You've got to supply pictures. True story ... a few years back I got a call from a woman I know and she was asking about a gun she wanted to know about. This was long before the days of smart phones so she described it to me over the phone. Being a commercial artist she did a good job describing a Walther P38.

When I finally saw it, it was a water pistol.

Not that yours is a water pistol, but one picture is truly worth a thousand words.
 
I have this old car.
it says Mustang on it.
Please tell me about it and how much it is worth,,,,
 
Or at least tell us what caliber it is until you can get pictures up, dbrown. If it's a 22, it's not a "real" Luger, even if it says Luger right on it. There have been cheap replica Lugers made in 22 (and also 32 ACP, and 380 ACP, now that I think of it). One of the replica makers had the right to use the Luger name here in America.
 
Back in the late 80's, I had a full auto water gun that was dead on for an Uzi.
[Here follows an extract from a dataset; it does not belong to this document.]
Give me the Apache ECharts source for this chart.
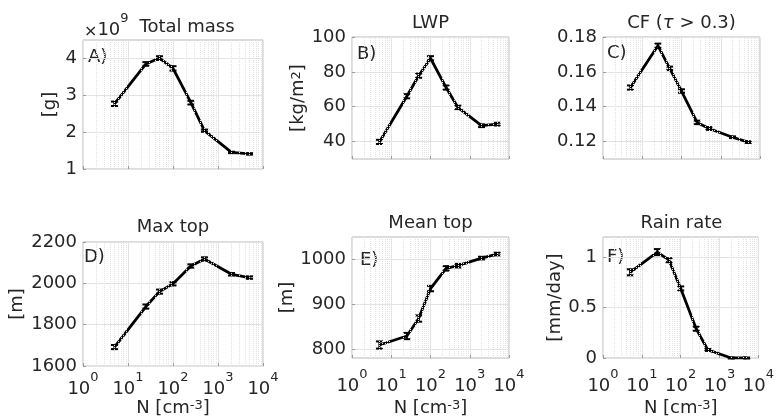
<!DOCTYPE html>
<html>
<head>
<meta charset="utf-8">
<script src="https://cdn.jsdelivr.net/npm/echarts@6/dist/echarts.min.js"></script>
<style>
  html, body { margin: 0; padding: 0; background: #fff; }
  #chart { width: 777px; height: 418px; }
</style>
</head>
<body>
<div id="chart"></div>
<script>
// droplet number concentration, cm^-3
const nValues = [5, 25, 50, 100, 250, 500, 2000, 5000];

// panel values
const totalMass = [2.77, 3.85, 4.01, 3.73, 2.80, 2.04, 1.45, 1.41]; // x 1e9 g
const lwp = [39.8, 66, 77.8, 87.8, 71, 59.6, 49.1, 50.0];
const cloudFraction = [0.151, 0.175, 0.162, 0.149, 0.131, 0.1275, 0.1225, 0.1197];
const maxTop = [1692, 1888, 1960, 1998, 2084, 2118, 2044, 2028];
const meanTop = [809, 829, 868, 935, 980, 986, 1003, 1012];
const rainRate = [0.85, 1.05, 0.97, 0.69, 0.29, 0.08, 0.0, 0.0];

// half-widths of the error bars
const massErr = [0.06, 0.05, 0.05, 0.06, 0.05, 0.03, 0.02, 0.02];
const lwpErr = [1.2, 1.2, 1.2, 1.2, 1.2, 1.0, 0.8, 0.8];
const cfErr = [0.0012, 0.0012, 0.001, 0.001, 0.001, 0.0008, 0.0005, 0.0005];
const maxTopErr = [10, 10, 10, 8, 8, 8, 6, 6];
const meanTopErr = [8, 7, 7, 6, 5, 4, 3, 3];
const rainErr = [0.03, 0.03, 0.02, 0.02, 0.02, 0.01, 0.005, 0.005];

// y tick labels per panel
const massTicks = [1, 2, 3, 4];
const lwpTicks = [40, 60, 80, 100];
const cfTicks = [0.12, 0.14, 0.16, 0.18];
const maxTopTicks = [1600, 1800, 2000, 2200];
const meanTopTicks = [800, 900, 1000];
const rainTicks = [0, 0.5, 1];

// minor log grid lines
const minorN = [2, 3, 4, 5, 6, 7, 8, 9, 20, 30, 40, 50, 60, 70, 80, 90,
  200, 300, 400, 500, 600, 700, 800, 900, 2000, 3000, 4000, 5000, 6000, 7000, 8000, 9000];

const font = 'DejaVu Sans';
const textColor = '#262626';
const fs = 18;

const panels = [
  { letter: 'A)', title: 'Total mass', values: totalMass, err: massErr, ticks: massTicks,
    yMin: 1, yMax: 4.5, yName: '[g]', nameGap: 24, box: [83, 40, 180, 129], bottom: false,
    titleX: 187, titleY: 27, letterX: 88, letterY: 57 },
  { letter: 'B)', title: 'LWP', values: lwp, err: lwpErr, ticks: lwpTicks,
    yMin: 30, yMax: 100, yName: '[kg/m{sup|2}]', nameGap: 43, box: [352, 37, 157, 122], bottom: false,
    titleX: 430.5, titleY: 23, letterX: 357, letterY: 54 },
  { letter: 'C)', title: 'CF ({it|τ} > 0.3)', values: cloudFraction, err: cfErr, ticks: cfTicks,
    yMin: 0.11, yMax: 0.18, yName: '', nameGap: 40, box: [603, 37, 157, 122], bottom: false,
    titleX: 681.5, titleY: 23, letterX: 607, letterY: 53 },
  { letter: 'D)', title: 'Max top', values: maxTop, err: maxTopErr, ticks: maxTopTicks,
    yMin: 1600, yMax: 2200, yName: '[m]', nameGap: 57, box: [83, 242, 180, 130], bottom: true,
    labelMargin: 5, xNameGap: 29, titleX: 173, titleY: 227, letterX: 84, letterY: 257 },
  { letter: 'E)', title: 'Mean top', values: meanTop, err: meanTopErr, ticks: meanTopTicks,
    yMin: 780, yMax: 1050, yName: '[m]', nameGap: 56, box: [352, 237, 157, 123], bottom: true,
    labelMargin: 10, xNameGap: 41, titleX: 430.5, titleY: 223, letterX: 360, letterY: 260 },
  { letter: 'F)', title: 'Rain rate', values: rainRate, err: rainErr, ticks: rainTicks,
    yMin: 0, yMax: 1.2, yName: '[mm/day]', nameGap: 38, box: [603, 237, 157, 123], bottom: true,
    labelMargin: 10, xNameGap: 41, titleX: 681.5, titleY: 223, letterX: 607, letterY: 257 }
];

const supStyle = { fontSize: 13, lineHeight: 15, verticalAlign: 'top', fontFamily: font, color: textColor };

function renderErrorBar(params, api) {
  const x = api.value(0);
  const lo = api.coord([x, api.value(1)]);
  const hi = api.coord([x, api.value(2)]);
  const w = 3.5;
  const style = { stroke: '#000', lineWidth: 2 };
  return {
    type: 'group',
    children: [
      { type: 'line', shape: { x1: lo[0], y1: lo[1], x2: hi[0], y2: hi[1] }, style },
      { type: 'line', shape: { x1: lo[0] - w, y1: lo[1], x2: lo[0] + w, y2: lo[1] }, style },
      { type: 'line', shape: { x1: hi[0] - w, y1: hi[1], x2: hi[0] + w, y2: hi[1] }, style }
    ]
  };
}

const chart = echarts.init(document.getElementById('chart'));

const series = [];
panels.forEach((p, i) => {
  const pts = nValues.map((n, k) => [n, p.values[k]]);
  // invisible carrier for the dotted minor log grid
  series.push({
    type: 'line', xAxisIndex: i, yAxisIndex: i, data: pts, silent: true, z: 1,
    showSymbol: false, lineStyle: { opacity: 0 },
    markLine: {
      silent: true, symbol: 'none', animation: false,
      label: { show: false },
      lineStyle: { color: '#e2e2e2', type: 'dotted', width: 1 },
      data: minorN.map((v) => ({ xAxis: v }))
    }
  });
  series.push({
    type: 'line', xAxisIndex: i, yAxisIndex: i, data: pts, z: 3,
    showSymbol: false, color: '#000', lineStyle: { color: '#000', width: 2.8 }
  });
  series.push({
    type: 'custom', xAxisIndex: i, yAxisIndex: i, z: 4,
    renderItem: renderErrorBar,
    encode: { x: 0, y: [1, 2] },
    data: nValues.map((n, k) => [n, p.values[k] - p.err[k], p.values[k] + p.err[k]])
  });
});

const graphic = [];
panels.forEach((p) => {
  graphic.push({
    type: 'text', x: p.titleX, y: p.titleY,
    style: {
      text: p.title, font: fs + 'px "' + font + '"', fill: textColor,
      align: 'center', verticalAlign: 'middle',
      rich: { it: { fontStyle: 'italic', fontSize: fs, fontFamily: font, fill: textColor } }
    }
  });
  graphic.push({
    type: 'text', x: p.letterX, y: p.letterY,
    style: { text: p.letter, font: fs + 'px "' + font + '"', fill: textColor, align: 'left', verticalAlign: 'middle' }
  });
});
graphic.push({
  type: 'text', x: 84, y: 26,
  style: {
    text: '{x|×}{b|10}{s|9}', fill: textColor, align: 'left', verticalAlign: 'middle',
    rich: {
      x: { fontSize: 16, fontFamily: font, fill: textColor, lineHeight: 27, verticalAlign: 'bottom' },
      b: { fontSize: fs, fontFamily: font, fill: textColor, lineHeight: 27, verticalAlign: 'bottom' },
      s: { fontSize: 13, fontFamily: font, fill: textColor, lineHeight: 15, verticalAlign: 'top' }
    }
  }
});

const option = {
  animation: false,
  textStyle: { fontFamily: font, color: textColor },
  grid: panels.map((p) => ({
    left: p.box[0], top: p.box[1], width: p.box[2], height: p.box[3],
    show: true, borderColor: '#b8b8b8', borderWidth: 1, backgroundColor: 'transparent'
  })),
  xAxis: panels.map((p, i) => ({
    type: 'log', logBase: 10, gridIndex: i, min: 1, max: 10000,
    axisLine: { show: false },
    axisTick: { show: true, inside: true, length: 3, lineStyle: { color: '#9a9a9a' } },
    splitLine: { show: true, lineStyle: { color: '#e3e3e3', width: 1 } },
    axisLabel: {
      show: p.bottom, margin: p.labelMargin || 8, color: textColor,
      formatter: (v) => '{b|10}{sup|' + Math.round(Math.log10(v)) + '}',
      rich: {
        b: { fontSize: fs, lineHeight: 27, verticalAlign: 'bottom', fontFamily: font, color: textColor },
        sup: supStyle
      }
    },
    name: p.bottom ? 'N [cm{sup|-3}]' : '',
    nameLocation: 'middle', nameGap: p.xNameGap || 30,
    nameTextStyle: {
      fontSize: fs, color: textColor, fontFamily: font,
      rich: { sup: supStyle }
    }
  })),
  yAxis: panels.map((p, i) => ({
    type: 'value', gridIndex: i, min: p.yMin, max: p.yMax,
    axisLine: { show: false },
    axisTick: { show: true, inside: true, length: 3, customValues: p.ticks, lineStyle: { color: '#9a9a9a' } },
    axisLabel: {
      customValues: p.ticks, fontSize: fs, color: textColor, margin: 6, fontFamily: font,
      formatter: (v) => String(+v.toFixed(4))
    },
    splitLine: { show: true, lineStyle: { color: '#e3e3e3', width: 1 } },
    name: p.yName, nameLocation: 'middle', nameGap: p.nameGap, nameRotate: 90,
    nameTextStyle: {
      fontSize: fs, color: textColor, fontFamily: font,
      rich: { sup: supStyle }
    }
  })),
  series: series,
  graphic: graphic
};

chart.setOption(option);
</script>
</body>
</html>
Hold the trigger down and it would squirt after squirt after squirt until the reservoir went empty.

From a distance, if I saw it today, I'd be hard pressed to tell it was a toy.
 
We will need to see close up pic of the top of the barrel at a minimum, and any other stampings or engraved marks.
 
The safety bar (which is what that part is called) on a Luger is not marked; that marking appears to have been done with an electric pencil of some kind.

It is still impossible to tell if the gun is real or not, but a genuine Luger has all kinds of marks on it. I suspect you might have a "non-gun"; those were made in Japan for collectors in that country, where real guns are almost totally banned for private ownership. (Criminals have no problem getting guns, though.) Many of them were also sold here as decorators and some were good enough that it was hard to tell them from real guns at more than a few feet. (In fact, I once held a copy of an Enfield No. 2 Mk 1 revolver and thought it was real, but then those guns were very crude so that the copy didn't differ that much from the real one.)